How widespread is cancer these days? The disease, which claims millions of lives each year, is so common that more people are sick with cancer than getting married or having a baby.
A new analysis made by MacMillan Cancer Support showed that more people are being diagnosed with cancer than getting married or having a first baby. The group stated that in 2015, 361,216 cases of cancer were diagnosed in England compared to only 271,050 babies born to first-time mothers and 289,841 marriages reported in the same year. Getting cancer is almost as common as graduating from university (370,910), according to the health group. Researchers from MacMillan warned that these are troubling statistics, considering that in only the last decade, 1.2 million people developed the disease before the age of 65.
Chief Executive of the group, Lynda Thomas, told Telegraph.co.uk, “as more and more people are being diagnosed with cancer, it’s important that we are all better informed about what to expect if we do one day receive this shocking news. Cancer is almost always life-changing, but it isn’t always life-ending. Life with cancer is still life — you’re still a dad, a sister, a grandparent, a friend.”

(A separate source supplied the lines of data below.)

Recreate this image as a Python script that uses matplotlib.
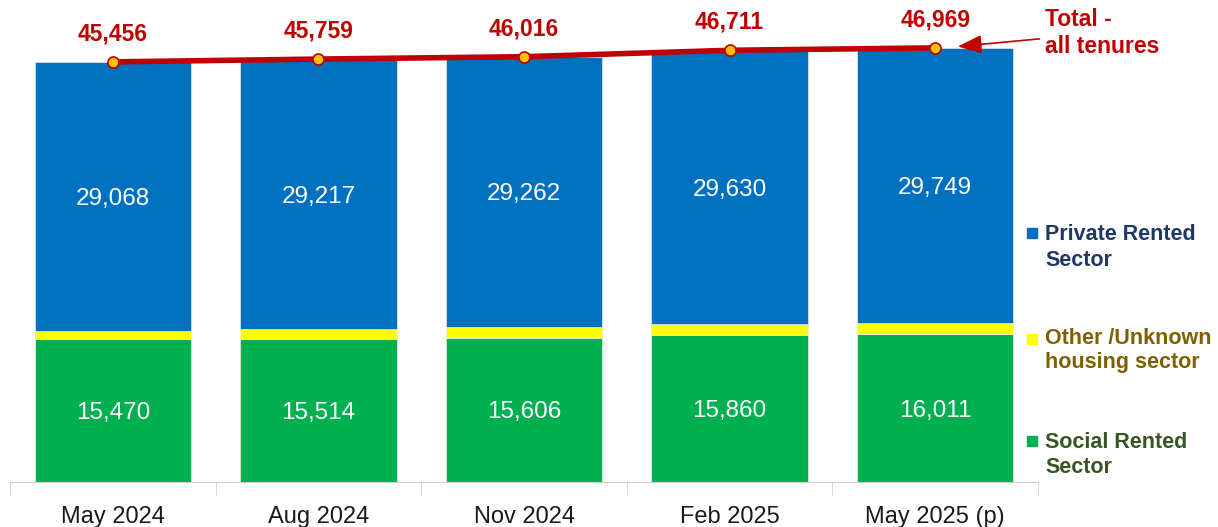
import numpy as np
import matplotlib
matplotlib.use("Agg")
import matplotlib.pyplot as plt
from matplotlib.patches import Rectangle

plt.rcParams['font.family'] = ['Liberation Sans', 'DejaVu Sans']

# Dati
periods = ['May 2024', 'Aug 2024', 'Nov 2024', 'Feb 2025', 'May 2025 (p)']
social = [15470, 15514, 15606, 15860, 16011]
private = [29068, 29217, 29262, 29630, 29749]
total = [45456, 45759, 46016, 46711, 46969]
other = [t - s - p for t, s, p in zip(total, social, private)]  # resto = altro/sconosciuto

BLUE = '#0070C0'
YELLOW = '#FFFF00'
GREEN = '#00B050'
RED = '#C00000'

W, H = 1218, 527
fig = plt.figure(figsize=(W / 100, H / 100), dpi=100)
ax = fig.add_axes([10 / W, 45 / H, 1028 / W, 482 / H])

x = np.arange(len(periods))
bw = 0.76
ax.bar(x, social, bw, color=GREEN, edgecolor='#e8f0e8', linewidth=0.5)
ax.bar(x, other, bw, bottom=social, color=YELLOW, edgecolor='#e8f0e8', linewidth=0.5)
ax.bar(x, private, bw, bottom=np.array(social) + np.array(other), color=BLUE,
       edgecolor='#e0e8f0', linewidth=0.5)

# Etichette dentro le barre
for i in range(len(x)):
    ax.text(x[i], social[i] / 2, f'{social[i]:,}', ha='center', va='center_baseline',
            color='white', fontsize=17.5)
    ax.text(x[i], social[i] + other[i] + private[i] / 2, f'{private[i]:,}',
            ha='center', va='center_baseline', color='white', fontsize=17.5)

# Linea del totale
ax.plot(x, total, color=RED, lw=4, solid_capstyle='butt', zorder=3)
ax.plot(x, total, 'o', ms=8, mfc='#FFC000', mec=RED, mew=1.2, zorder=4)
for i in range(len(x)):
    ax.annotate(f'{total[i]:,}', (x[i], total[i]), xytext=(0, 12),
                textcoords='offset points', ha='center', va='bottom',
                color=RED, fontsize=16.5, fontweight='bold')

ax.annotate('Total -\nall tenures', xy=(x[-1] + 0.11, total[-1] + 150),
            xytext=(1045 / W, 1 - 33 / H), textcoords='figure fraction',
            ha='left', va='center', color=RED, fontsize=16.5, fontweight='bold',
            linespacing=1.25, annotation_clip=False,
            arrowprops=dict(arrowstyle='-|>,head_length=0.9,head_width=0.35',
                            color=RED, lw=1.2, shrinkA=2, shrinkB=0))

ax.set_xlim(-0.5, len(x) - 0.5)
ax.set_ylim(0, 52150)
ax.set_yticks([])
for s in ['top', 'right', 'left']:
    ax.spines[s].set_visible(False)
ax.spines['bottom'].set_color('#d0d0d0')
ax.set_xticks(x)
ax.set_xticklabels(periods, fontsize=17, color='#1a1a1a')
ax.tick_params(axis='x', length=0, pad=17)
ax.set_xticks(np.arange(len(x) + 1) - 0.5, minor=True)
ax.tick_params(axis='x', which='minor', length=9, color='#d0d0d0')

# Legenda manuale
legend = [
    ('Private Rented\nSector', BLUE, '#1F3864', 233, 262),
    ('Other /Unknown\nhousing sector', YELLOW, '#7F6000', 339, 362),
    ('Social Rented\nSector', GREEN, '#375623', 441, 469),
]
for label, fc, tc, y1, y2 in legend:
    fig.add_artist(Rectangle((1027 / W, 1 - (y1 + 5) / H), 10 / W, 10 / H,
                             transform=fig.transFigure, color=fc))
    fig.text(1045 / W, 1 - (y1 + y2) / 2 / H, label, ha='left', va='center',
             color=tc, fontsize=15.5, fontweight='bold',
             linespacing=1.1 + (y2 - y1 - 22) / 30)

fig.savefig('out.png', dpi=100)
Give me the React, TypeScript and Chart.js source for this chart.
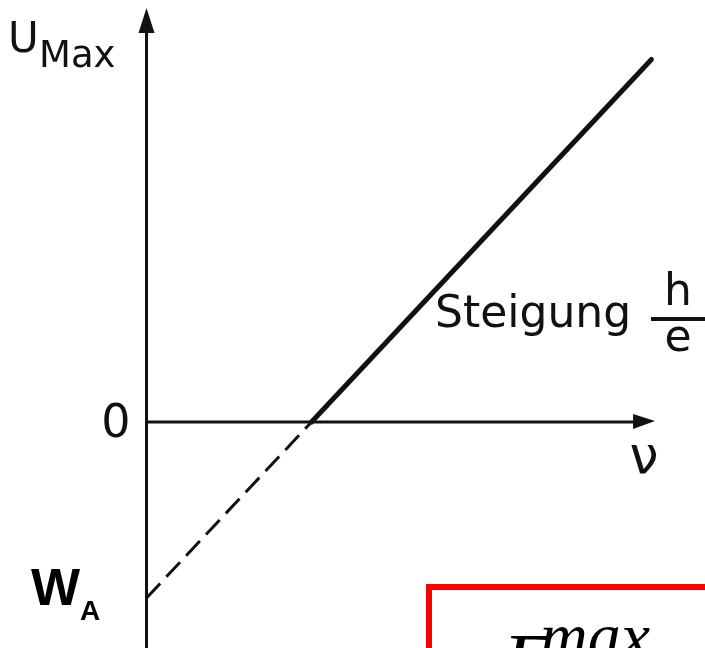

The group also found that cancer is the most feared disease for many people. Based on a representative group of participants, one in 10 people in the U.K. are afraid of developing cancer. This is leaps and bounds away from their fear of being diagnosed with Alzheimer’s, suffering a stroke, developing depression, contracting a heart disease or even multiple sclerosis.
Perhaps this fear is not entirely unfounded, as current projections place half of the world’s population developing a form of cancer at one point in their lives.
Although we live in a relatively healthier society, the cancer rates have exploded worldwide. The scientific community has tried and failed to understand the disease in hopes of developing a cure. The disease remains incurable largely due to our changing lifestyle habits, diet, and living conditions.
Some experts believe that aggressive medical treatments are doing more harm than good, urging people to become more aware of “preventive habits and educate themselves on medical practices that could be harmful in the long run.”